GBC flash carts are possible to get your hands on still but they are very annoying to use if you are used to modern devices (they are not built with multiple ROM support in mind so much as little sound DJ/LSDJ support), quite expensive and generally usually only sought be people with a good reason to have one. Save rippers are less common but not that hard to build if you can swing a soldering iron (and program a programmable chip)- http://www.ziegler.desaign.de/readplus.htm has a basic design (albeit one that uses some more exotic parts and methods to do the job "properly" and if you get more than a couple of pages into http://hackaday.com/category/nintendo-gameboy-hacks/ you should find some other options using more common parts that might be dubbed overkill but that you can buy in many places.


----------



## maxd (Jan 25, 2013)

FAST6191 said:


> A GBC flash cart or a method to rip GB/GBC saves to play with in an emulator (no$gmb had preliminary support but pokemon was a pain depending on a few things, I did read one of the other GB/GBC emulators had a measure of support but did not bother to read up) are your only options to do it legitimately. Cheats/exploits/glitches on the other hand should be somewhat more possible- http://bulbapedia.bulbagarden.net/wiki/List_of_glitches_in_Generation_I
> 
> GBC flash carts are possible to get your hands on still but they are very annoying to use if you are used to modern devices (they are not built with multiple ROM support in mind so much as little sound DJ/LSDJ support), quite expensive and generally usually only sought be people with a good reason to have one. Save rippers are less common but not that hard to build if you can swing a soldering iron (and program a programmable chip)- http://www.ziegler.desaign.de/readplus.htm has a basic design (albeit one that uses some more exotic parts and methods to do the job "properly" and if you get more than a couple of pages into http://hackaday.com/category/nintendo-gameboy-hacks/ you should find some other options using more common parts that might be dubbed overkill but that you can buy in many places.


 
Most of the links and methods you posted would have been relevant 4 or 5 years ago, but the Gameboy flashcartridge scene has come quite far since 2008. There is a WIDE variety of options, such as using an EMS USB cart and flashing the ROM and save to it (USB model can be obtained here http://store.kitsch-bent.com/product/usb-64m-smart-card for $40 USD or so with shipping). It's a multi-paged cartridge that has multiple ROM support, and LSDJ runs on it just as simply as any other game that is less than 32 megabits in size. Other cartridges exist, such as the single-ROM USB Bleep Bloop cartridge (long out of production now) and the new $100 (and pretty hard to acquire since batches sell out in 15 minutes after posting) Drag'n'Derp USB cartridge (uses FRAM instead of a save battery, never loses power in our lifetime, driverless for drag'n'drop-ability).

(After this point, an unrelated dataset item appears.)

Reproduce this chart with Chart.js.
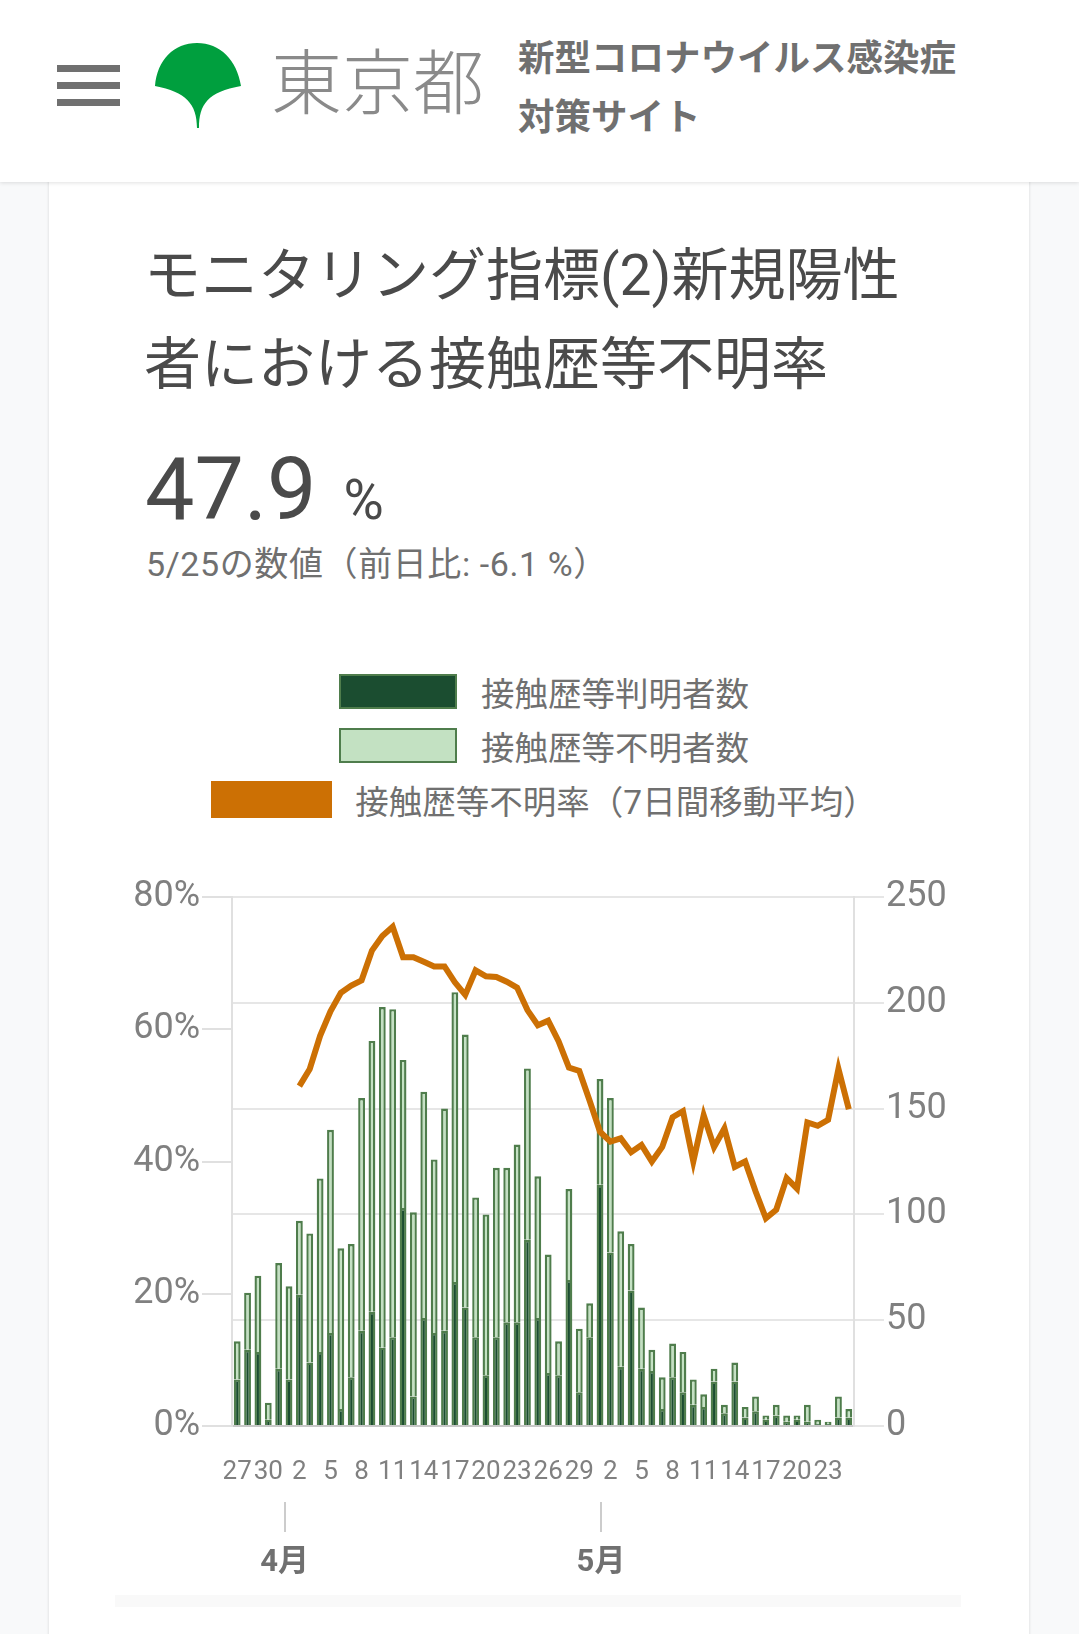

For you, I would recommend the cost-effective and multiROM ready EMS 64 cart from the kitsch-bent store. The Drag'n'Derp cart was build for people like myself who use LSDJ and do not want to lose the songs we write due to bad save batteries (LSDJ drains save batteries much faster than commercial game images because it is always shuffling song data through the save file and re-saving). Like Pokemon saves, LSDJ saves cannot be recovered when the battery runs dry. Artists have lost entire albums due to this, and the Drag'n'Derp was made specifically to remedy this (being driverless just helps bring the cartridge into the 21st century, in terms of inter-operating system compatibility, and is not the main focus of the cartridge's design).

Using the EMS cart you have two options: you can either trade your Pokemon over to another game (using a link cable, second Gameboy, etc) or you can buy a Megamemory card (about $15 in some stores http://www.amazon.com/MEGA-MEMORY-CARD-Game-Boy-Color/dp/B00002R108 ) and do the following:
1) back up save from EMS cartridge
2) flash to commercial game
3) enjoy

However - the megamemory card does not work on the original Gameboy (DMG) model, only devices newer than the Gameboy Pocket. How you choose to transfer the Pokemon (and determine if it is worth your time and money) is up to you. PM me if you would like me to walk you through it on Skype or through some other messenger if you decide to go through with it!  I've used this method to back up all of my original games to the PC and transfer save files (for things like Nuzlocke runs) quite often without fail.


----------